# [Exercise description]
Repeat every line below exactly, word for word.

# [Supplied information]
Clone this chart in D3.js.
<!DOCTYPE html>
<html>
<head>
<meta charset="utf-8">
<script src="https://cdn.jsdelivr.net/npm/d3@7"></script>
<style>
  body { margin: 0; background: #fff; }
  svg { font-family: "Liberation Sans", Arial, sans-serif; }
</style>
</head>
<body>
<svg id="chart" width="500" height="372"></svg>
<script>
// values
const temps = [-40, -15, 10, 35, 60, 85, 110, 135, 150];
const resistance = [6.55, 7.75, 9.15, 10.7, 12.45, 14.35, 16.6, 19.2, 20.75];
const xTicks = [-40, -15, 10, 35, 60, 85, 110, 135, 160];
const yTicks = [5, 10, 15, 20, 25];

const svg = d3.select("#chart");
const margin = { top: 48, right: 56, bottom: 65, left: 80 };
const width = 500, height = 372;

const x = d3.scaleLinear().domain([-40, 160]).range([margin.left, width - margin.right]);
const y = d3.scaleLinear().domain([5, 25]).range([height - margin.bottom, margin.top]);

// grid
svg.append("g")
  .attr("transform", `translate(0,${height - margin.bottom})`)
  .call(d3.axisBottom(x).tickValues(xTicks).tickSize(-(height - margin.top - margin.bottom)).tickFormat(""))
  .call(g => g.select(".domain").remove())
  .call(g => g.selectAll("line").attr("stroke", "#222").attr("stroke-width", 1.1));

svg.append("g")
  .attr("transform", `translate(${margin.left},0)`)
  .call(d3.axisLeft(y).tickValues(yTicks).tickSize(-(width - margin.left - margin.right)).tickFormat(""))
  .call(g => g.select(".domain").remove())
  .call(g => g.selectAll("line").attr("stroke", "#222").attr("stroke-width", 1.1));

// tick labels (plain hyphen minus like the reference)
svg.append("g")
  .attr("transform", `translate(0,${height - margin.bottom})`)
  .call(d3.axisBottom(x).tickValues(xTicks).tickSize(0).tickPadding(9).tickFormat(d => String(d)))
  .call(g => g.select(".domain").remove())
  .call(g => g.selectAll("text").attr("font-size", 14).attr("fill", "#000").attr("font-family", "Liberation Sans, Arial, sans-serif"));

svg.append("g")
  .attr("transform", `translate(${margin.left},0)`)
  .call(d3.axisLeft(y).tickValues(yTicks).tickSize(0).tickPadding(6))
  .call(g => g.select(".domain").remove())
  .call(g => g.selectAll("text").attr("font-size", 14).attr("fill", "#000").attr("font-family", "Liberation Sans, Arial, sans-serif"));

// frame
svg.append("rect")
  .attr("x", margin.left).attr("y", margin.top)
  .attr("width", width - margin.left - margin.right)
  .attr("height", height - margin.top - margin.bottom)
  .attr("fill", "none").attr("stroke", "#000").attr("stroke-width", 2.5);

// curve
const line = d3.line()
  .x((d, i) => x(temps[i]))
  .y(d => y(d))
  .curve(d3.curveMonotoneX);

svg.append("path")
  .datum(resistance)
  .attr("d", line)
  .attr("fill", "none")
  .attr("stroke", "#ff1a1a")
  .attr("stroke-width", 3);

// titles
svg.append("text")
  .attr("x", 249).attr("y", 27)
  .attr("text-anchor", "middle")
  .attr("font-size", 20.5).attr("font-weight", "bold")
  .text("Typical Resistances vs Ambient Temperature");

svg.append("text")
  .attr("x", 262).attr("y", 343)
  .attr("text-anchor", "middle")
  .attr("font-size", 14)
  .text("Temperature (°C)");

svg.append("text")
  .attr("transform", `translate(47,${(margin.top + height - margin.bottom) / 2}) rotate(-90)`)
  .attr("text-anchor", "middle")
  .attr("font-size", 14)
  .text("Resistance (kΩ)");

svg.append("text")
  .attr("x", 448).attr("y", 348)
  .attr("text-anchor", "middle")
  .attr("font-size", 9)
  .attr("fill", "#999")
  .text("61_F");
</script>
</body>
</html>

# [Answer for this exercise]
Clone this chart in D3.js.
<!DOCTYPE html>
<html>
<head>
<meta charset="utf-8">
<script src="https://cdn.jsdelivr.net/npm/d3@7"></script>
<style>
  body { margin: 0; background: #fff; }
  svg { font-family: "Liberation Sans", Arial, sans-serif; }
</style>
</head>
<body>
<svg id="chart" width="500" height="372"></svg>
<script>
// values
const temps = [-40, -15, 10, 35, 60, 85, 110, 135, 150];
const resistance = [6.55, 7.75, 9.15, 10.7, 12.45, 14.35, 16.6, 19.2, 20.75];
const xTicks = [-40, -15, 10, 35, 60, 85, 110, 135, 160];
const yTicks = [5, 10, 15, 20, 25];

const svg = d3.select("#chart");
const margin = { top: 48, right: 56, bottom: 65, left: 80 };
const width = 500, height = 372;

const x = d3.scaleLinear().domain([-40, 160]).range([margin.left, width - margin.right]);
const y = d3.scaleLinear().domain([5, 25]).range([height - margin.bottom, margin.top]);

// grid
svg.append("g")
  .attr("transform", `translate(0,${height - margin.bottom})`)
  .call(d3.axisBottom(x).tickValues(xTicks).tickSize(-(height - margin.top - margin.bottom)).tickFormat(""))
  .call(g => g.select(".domain").remove())
  .call(g => g.selectAll("line").attr("stroke", "#222").attr("stroke-width", 1.1));

svg.append("g")
  .attr("transform", `translate(${margin.left},0)`)
  .call(d3.axisLeft(y).tickValues(yTicks).tickSize(-(width - margin.left - margin.right)).tickFormat(""))
  .call(g => g.select(".domain").remove())
  .call(g => g.selectAll("line").attr("stroke", "#222").attr("stroke-width", 1.1));

// tick labels (plain hyphen minus like the reference)
svg.append("g")
  .attr("transform", `translate(0,${height - margin.bottom})`)
  .call(d3.axisBottom(x).tickValues(xTicks).tickSize(0).tickPadding(9).tickFormat(d => String(d)))
  .call(g => g.select(".domain").remove())
  .call(g => g.selectAll("text").attr("font-size", 14).attr("fill", "#000").attr("font-family", "Liberation Sans, Arial, sans-serif"));

svg.append("g")
  .attr("transform", `translate(${margin.left},0)`)
  .call(d3.axisLeft(y).tickValues(yTicks).tickSize(0).tickPadding(6))
  .call(g => g.select(".domain").remove())
  .call(g => g.selectAll("text").attr("font-size", 14).attr("fill", "#000").attr("font-family", "Liberation Sans, Arial, sans-serif"));

// frame
svg.append("rect")
  .attr("x", margin.left).attr("y", margin.top)
  .attr("width", width - margin.left - margin.right)
  .attr("height", height - margin.top - margin.bottom)
  .attr("fill", "none").attr("stroke", "#000").attr("stroke-width", 2.5);

// curve
const line = d3.line()
  .x((d, i) => x(temps[i]))
  .y(d => y(d))
  .curve(d3.curveMonotoneX);

svg.append("path")
  .datum(resistance)
  .attr("d", line)
  .attr("fill", "none")
  .attr("stroke", "#ff1a1a")
  .attr("stroke-width", 3);

// titles
svg.append("text")
  .attr("x", 249).attr("y", 27)
  .attr("text-anchor", "middle")
  .attr("font-size", 20.5).attr("font-weight", "bold")
  .text("Typical Resistances vs Ambient Temperature");

svg.append("text")
  .attr("x", 262).attr("y", 343)
  .attr("text-anchor", "middle")
  .attr("font-size", 14)
  .text("Temperature (°C)");

svg.append("text")
  .attr("transform", `translate(47,${(margin.top + height - margin.bottom) / 2}) rotate(-90)`)
  .attr("text-anchor", "middle")
  .attr("font-size", 14)
  .text("Resistance (kΩ)");

svg.append("text")
  .attr("x", 448).attr("y", 348)
  .attr("text-anchor", "middle")
  .attr("font-size", 9)
  .attr("fill", "#999")
  .text("61_F");
</script>
</body>
</html>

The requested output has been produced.